The "Stop Esso Campaign" is asking British drivers to shun Esso stations
until the company supports Kyoto (see
www.stopesso.com). The campaign recently spread to France. What's funny
is that probably none of this would
have happened had Mr. Bush not bowed to the oil companies and pulled the
U.S. out of Kyoto. That may turn out
to be his greatest gift to environmentalism.

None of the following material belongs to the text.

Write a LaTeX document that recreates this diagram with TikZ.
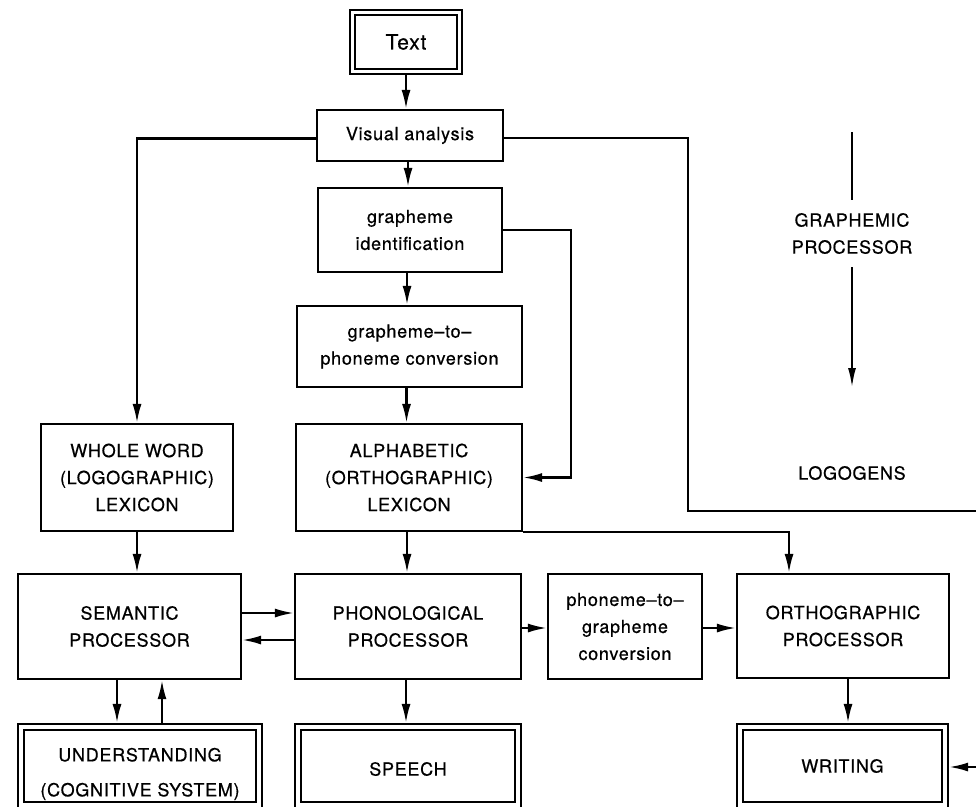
\documentclass[tikz,border=0pt]{standalone}
\usepackage{fontspec}
\setmainfont{TeX Gyre Heros}[LetterSpace=4,FakeBold=0.6]
\usetikzlibrary{arrows.meta,calc}
\begin{document}
\begin{tikzpicture}[x=1pt,y=-1pt,
  every node/.style={font=\fontsize{18}{27}\selectfont, align=center},
  box/.style n args={2}{draw, line width=2.2pt, minimum width=#1, minimum height=#2, inner sep=0pt},
  ln/.style={line width=2.2pt},
  arr/.style={line width=2.2pt, -{Latex[length=19pt,width=9pt]}},
  thinarr/.style={line width=1.8pt, -{Latex[length=19pt,width=8pt]}}]
\fill[white] (0,0) rectangle (976,806);
\useasboundingbox (0,0) rectangle (976,806);

% top column
\node[box={112}{64}, font=\fontsize{21}{27}\selectfont] (text) at (406,42) {Text};
\draw[ln] ($(text.north west)+(6,6)$) rectangle ($(text.south east)+(-6,-6)$);
\node[box={186}{51}] (visual) at (410,135.5) {Visual analysis};
\node[box={184}{84}] (gid) at (410,230) {grapheme\\identification};
\node[box={225}{81}] (g2p) at (409.5,346.5) {grapheme–to–\\phoneme conversion};
\node[box={192}{107}] (whole) at (137,477.5) {WHOLE WORD\\(LOGOGRAPHIC)\\LEXICON};
\node[box={226}{107}] (alpha) at (409,477.5) {ALPHABETIC\\(ORTHOGRAPHIC)\\LEXICON};

% processors
\node[box={223}{105}] (sem) at (129.5,626.5) {SEMANTIC\\PROCESSOR};
\node[box={226}{105}] (phon) at (408,626.5) {PHONOLOGICAL\\PROCESSOR};
\node[box={154}{105}] (p2g) at (625,626.5) {phoneme–to–\\grapheme\\conversion};
\node[box={212}{104}] (orth) at (843,626) {ORTHOGRAPHIC\\PROCESSOR};

% outputs
\node[box={244}{84}, label={[name=undtext, yshift=-8pt, font=\fontsize{18}{35}\selectfont, align=center]center:UNDERSTANDING\\(COGNITIVE SYSTEM)}] (und) at (140,766) {};
\draw[ln] ($(und.north west)+(7,7)$) rectangle ($(und.south east)+(-7,-7)$);
\node[box={226}{84}, label={[name=speechtext, yshift=-3pt]center:SPEECH}] (speech) at (408,766) {};
\draw[ln] ($(speech.north west)+(7,7)$) rectangle ($(speech.south east)+(-7,-7)$);
\node[box={211}{84}] (writing) at (842.5,766) {WRITING};
\draw[ln] ($(writing.north west)+(7,7)$) rectangle ($(writing.south east)+(-7,-7)$);

% right-hand labels
\node[minimum height=67pt, inner sep=0pt, outer sep=0pt] (gp) at (852,233.5) {GRAPHEMIC\\PROCESSOR};
\node (logo) at (852,473) {LOGOGENS};
\coordinate (gtop) at (852,132);
\coordinate (gbot) at (852,387);
\draw[line width=1.8pt] (gtop) -- (gp.north);
\draw[thinarr] (gp.south) -- (gbot);

% connectors
\draw[arr] (text.south) -- (text.south |- visual.north);
\draw[arr] ([yshift=-3pt]visual.west) -| (whole.north);
\coordinate (vr) at (688,511);
\coordinate (rend) at (976,511);
\draw[ln] ([yshift=-2.5pt]visual.east) -| (vr) -- (rend);
\draw[arr] ([xshift=-2pt]visual.south) -- ([xshift=-2pt]visual.south |- gid.north);
\draw[arr] ([xshift=-3pt]gid.south) -- ([xshift=-3pt]gid.south |- g2p.north);
\draw[arr] ([xshift=-3pt]g2p.south) -- ([xshift=-3pt]g2p.south |- alpha.north);
\draw[arr] (gid.east) -- ++(68,0) |- (alpha.east);
\draw[arr] ([xshift=-2pt]alpha.south) -- ([xshift=-2pt]alpha.south |- phon.north);
\draw[arr] (alpha.south east) -| ([xshift=-54pt]orth.north);
\draw[arr] (whole.south) -- (whole.south |- sem.north);
\draw[arr] ([yshift=13.5pt]sem.east) -- ([yshift=13.5pt]sem.east -| phon.west);
\draw[arr] ([yshift=-13.5pt]phon.west) -- ([yshift=-13.5pt]phon.west -| sem.east);
\draw[arr] ([yshift=-1.5pt]phon.east) -- ([yshift=-1.5pt]phon.east -| p2g.west);
\draw[arr] ([yshift=-1.5pt]p2g.east) -- ([yshift=-1.5pt]p2g.east -| orth.west);
\draw[arr] ([xshift=-12.5pt]sem.south) -- ([xshift=-12.5pt]sem.south |- und.north);
\draw[arr] ([xshift=32.5pt]sem.south |- und.north) -- ([xshift=32.5pt]sem.south);
\draw[arr] ([xshift=-2pt]phon.south) -- ([xshift=-2pt]phon.south |- speech.north);
\draw[arr] ([xshift=5pt]orth.south) -- ([xshift=5pt]orth.south |- writing.north);
\coordinate (wr) at (976,767);
\draw[arr] (wr) -- (wr -| writing.east);
\end{tikzpicture}
\end{document}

You see, as long as everyone was discussing how to implement Kyoto, no
one wanted to take any radical steps.
Governments could say they were working on the problem, but that
negotiations were hard. Corporations could
mumble nice words about environmentalism, but not worry anything serious
was going to happen. And
environmentalists could feel their cause was being advanced, even though
implementation was far off.

"As long as Kyoto was there, everyone could avoid real accountability
and pretend that something was
happening," says Paul Gilding, the former head of Greenpeace and now
chairman of Ecos, one of Australia's leading
environmental consulting firms. "But now George Bush, by trashing Kyoto,
has blown everyone's cover. If you care
about the environment you can't pretend anymore. Emissions are
increasing, the climate is changing and people
can now see for themselves that the world is fiddling while Rome burns."

The result: Environmentalists refuse to sit on their hands anymore.
Instead, the smart ones are mobilizing
consumers to fight multinational polluters on their own ground. You have
to admire it. It's so Republican — using
the free market.

If I were Exxon, I would be worried — especially when U.S. college
students come back to campus in the fall.
Remember Monsanto? It was going to sell genetically modified food to
Europeans. But environmentalists in Europe
— worried, rightly or wrongly, about the safety of what they were eating
— mobilized the weakest link in the
value chain: consumers. Consumers demanded "G.M.O.-free" food. So
supermarkets demanded it from their
suppliers, suppliers demanded it from farmers and farmers demanded it
from Monsanto. Goodbye, Monsanto.

This is real globalization activism. "The smart activists are now
saying, `O.K., You want to play markets — let's
play,' " says Mr. Gilding. They don't waste time throwing stones or
lobbying governments. That takes forever and
can easily be counter- lobbied by corporations. No, no, no. They start
with consumers at the pump, get them to
pressure the gas stations, get the station owners to pressure the
companies and the companies to pressure
governments. After all, consumers do have choices where they buy their
gas, and there are differences now.
Shell and BP- Amoco (which is also the world's biggest solar company)
both withdrew from the oil industry lobby
that has been dismissing climate change.

What Mr. Bush did in trashing Kyoto was to leave serious environmental
activists with nowhere else to turn but
the market. The smart ones get it. You will be hearing from them soon —
at a gas station near you.

Copyright 2001 The New York Times Company
*******************************************

Friedman's explanation of what Kyoto really is is right on the money.
Kyoto was a typical ' liberal ' solution to a serious problem. That is
to say, tweaking the system is easier than fixing the system.

I guess that Friedman is using this situation to point out that " THE
MARKET " is the solution. Which is in line with his fix for everything
even though there is really no such thing as THE MARKET.